Are you passing in the id of the previous run you are trying to resume? The SDK needs to know the ID in order to pick up the run where it left off. Odds are that wandb.init() is creating a new run ID and looking for that ID in your previous runs, which would explain the “Could not find run” error message you are recieving.

Thanks,
Ramit

​Hi @frem ,

We wanted to follow up with you regarding your support request as we have not heard back from you. Please let us know if we can be of further assistance or if your issue has been resolved.

Hi @frem , since we have not heard back from you we are going to close this request.
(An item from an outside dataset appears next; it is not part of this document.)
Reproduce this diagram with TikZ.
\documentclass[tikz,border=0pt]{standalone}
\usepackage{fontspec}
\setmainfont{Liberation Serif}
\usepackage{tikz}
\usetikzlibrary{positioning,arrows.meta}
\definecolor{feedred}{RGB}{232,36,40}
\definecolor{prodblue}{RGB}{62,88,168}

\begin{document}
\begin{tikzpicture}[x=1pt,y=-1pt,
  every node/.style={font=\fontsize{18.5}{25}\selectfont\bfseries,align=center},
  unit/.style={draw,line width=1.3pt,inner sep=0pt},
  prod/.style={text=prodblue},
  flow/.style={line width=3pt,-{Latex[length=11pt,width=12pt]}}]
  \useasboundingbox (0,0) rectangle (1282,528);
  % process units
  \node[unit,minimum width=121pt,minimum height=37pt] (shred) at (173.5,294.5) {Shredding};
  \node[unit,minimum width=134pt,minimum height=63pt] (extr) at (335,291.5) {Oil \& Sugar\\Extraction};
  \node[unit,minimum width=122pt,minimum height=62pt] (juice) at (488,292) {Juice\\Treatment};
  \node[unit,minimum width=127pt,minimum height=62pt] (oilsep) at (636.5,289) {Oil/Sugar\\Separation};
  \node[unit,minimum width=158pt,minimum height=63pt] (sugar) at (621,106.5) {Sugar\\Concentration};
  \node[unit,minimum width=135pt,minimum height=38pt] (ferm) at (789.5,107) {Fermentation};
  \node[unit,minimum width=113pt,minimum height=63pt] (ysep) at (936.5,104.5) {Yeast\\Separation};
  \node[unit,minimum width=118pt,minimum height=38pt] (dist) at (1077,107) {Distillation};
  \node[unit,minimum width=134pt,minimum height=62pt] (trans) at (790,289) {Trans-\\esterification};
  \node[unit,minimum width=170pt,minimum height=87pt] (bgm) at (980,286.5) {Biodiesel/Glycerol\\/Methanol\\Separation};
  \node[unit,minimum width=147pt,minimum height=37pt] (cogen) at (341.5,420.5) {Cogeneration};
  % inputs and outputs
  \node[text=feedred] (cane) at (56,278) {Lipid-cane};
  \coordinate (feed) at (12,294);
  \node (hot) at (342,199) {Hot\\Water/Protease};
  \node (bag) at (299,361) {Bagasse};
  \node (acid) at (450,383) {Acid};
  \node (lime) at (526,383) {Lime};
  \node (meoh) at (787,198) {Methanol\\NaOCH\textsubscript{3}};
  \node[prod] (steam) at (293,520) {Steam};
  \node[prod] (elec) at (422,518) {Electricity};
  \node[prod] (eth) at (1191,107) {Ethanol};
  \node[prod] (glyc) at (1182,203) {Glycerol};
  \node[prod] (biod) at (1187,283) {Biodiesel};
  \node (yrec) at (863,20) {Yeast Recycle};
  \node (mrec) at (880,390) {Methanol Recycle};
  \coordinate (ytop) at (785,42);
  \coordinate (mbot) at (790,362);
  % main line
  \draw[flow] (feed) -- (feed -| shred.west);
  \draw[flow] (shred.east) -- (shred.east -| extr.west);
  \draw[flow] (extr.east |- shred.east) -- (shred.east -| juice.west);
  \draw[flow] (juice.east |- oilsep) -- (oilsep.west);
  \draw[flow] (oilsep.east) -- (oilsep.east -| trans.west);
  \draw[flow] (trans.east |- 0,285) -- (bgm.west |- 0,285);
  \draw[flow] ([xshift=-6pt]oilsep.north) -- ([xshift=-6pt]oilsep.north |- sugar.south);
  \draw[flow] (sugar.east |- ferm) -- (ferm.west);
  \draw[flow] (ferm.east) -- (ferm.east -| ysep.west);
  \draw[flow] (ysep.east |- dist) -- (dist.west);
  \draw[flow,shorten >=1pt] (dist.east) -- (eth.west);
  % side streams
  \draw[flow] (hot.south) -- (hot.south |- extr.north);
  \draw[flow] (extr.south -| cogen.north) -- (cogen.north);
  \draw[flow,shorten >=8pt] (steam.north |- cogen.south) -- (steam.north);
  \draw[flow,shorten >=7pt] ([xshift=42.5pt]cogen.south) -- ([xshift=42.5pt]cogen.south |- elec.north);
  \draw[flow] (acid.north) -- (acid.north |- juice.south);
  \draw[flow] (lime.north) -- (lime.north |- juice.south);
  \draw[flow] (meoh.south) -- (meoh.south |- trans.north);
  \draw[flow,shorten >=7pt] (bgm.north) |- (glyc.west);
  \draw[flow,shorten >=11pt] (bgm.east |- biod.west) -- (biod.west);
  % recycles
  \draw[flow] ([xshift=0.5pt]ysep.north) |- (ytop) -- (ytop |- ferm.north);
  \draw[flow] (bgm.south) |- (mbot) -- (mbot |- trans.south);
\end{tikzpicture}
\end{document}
If you would like to re-open the conversation, please let us know!

Hi, I am a bit confused with how ids work, do I need to use WANDB_RESUME and WANDB_RUN_ID in order to set the id for the run, or altering the way that I use wand.init to provide it with an existing id would solve the fact that it generates a new id each time.
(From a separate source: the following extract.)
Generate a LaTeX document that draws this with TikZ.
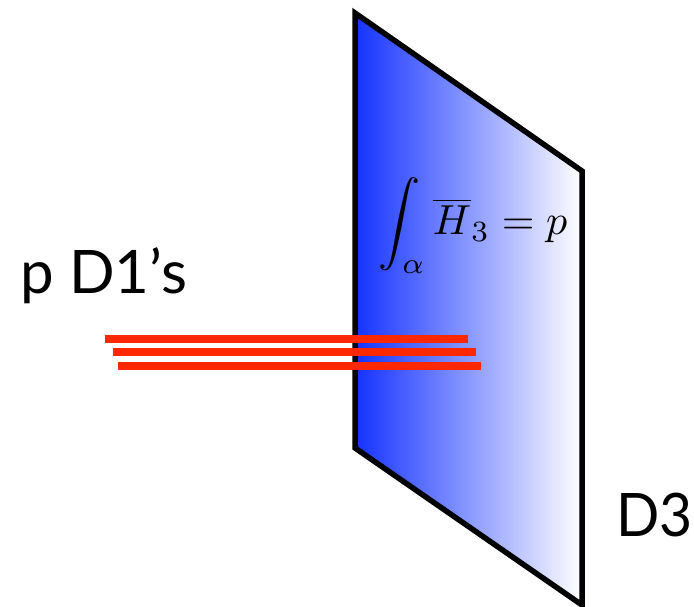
\documentclass[tikz,border=0pt]{standalone}
\usepackage{fontspec}
\setmainfont{Lato}
\tikzset{redline/.style={draw={rgb,255:red,255;green,40;blue,0},line width=8pt},
 lab/.style={inner sep=0pt,anchor=base west,font=\fontsize{60}{60}\selectfont}}
\begin{document}
\begin{tikzpicture}[x=1pt,y=-1pt,line join=miter]
\useasboundingbox (0,0) rectangle (694,607);
\clip (0,0) rectangle (694,607);
\begin{scope}
\clip (355,13) -- (582,171) -- (582,605) -- (355,448) -- cycle;
\shade[left color={rgb,255:red,20;green,50;blue,255},right color=white] (355,0) rectangle (582,607);
\end{scope}
\draw[line width=5.5pt] (355,13) -- (582,171) -- (582,605) -- (355,448) -- cycle;
\coordinate (a1) at (105,339); \coordinate (b1) at (468,339);
\coordinate (a2) at (113,352); \coordinate (b2) at (476,352);
\coordinate (a3) at (118,366); \coordinate (b3) at (481,366);
\draw[redline] (a1) -- (b1);
\draw[redline] (a2) -- (b2);
\draw[redline] (a3) -- (b3);
\node[lab] (p) at (20,293) {p D1’s};
\node[lab,xscale=0.95] (d) at (616,536) {D3};
\node[inner sep=0pt,scale=4.2] (eq) at (473,225.5) {$\displaystyle\int_\alpha \overline{H}_3=p$};
\end{tikzpicture}
\end{document}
Also another problem is that in the specified path for the checkpoints there doesn’t seem to be any files saved. I get an “PermissionError: [Errno 13] Permission denied:” when trying to save the checkpoint in a folder even though it saves all other information in the same script with no issue, I also tried running the script as admin and it gave me a “wandb: Network error (ReadTimeout), entering retry loop.” error and then the PermissionError again.

Thanks again for your time !

This topic was automatically closed 60 days after the last reply. New replies are no longer allowed.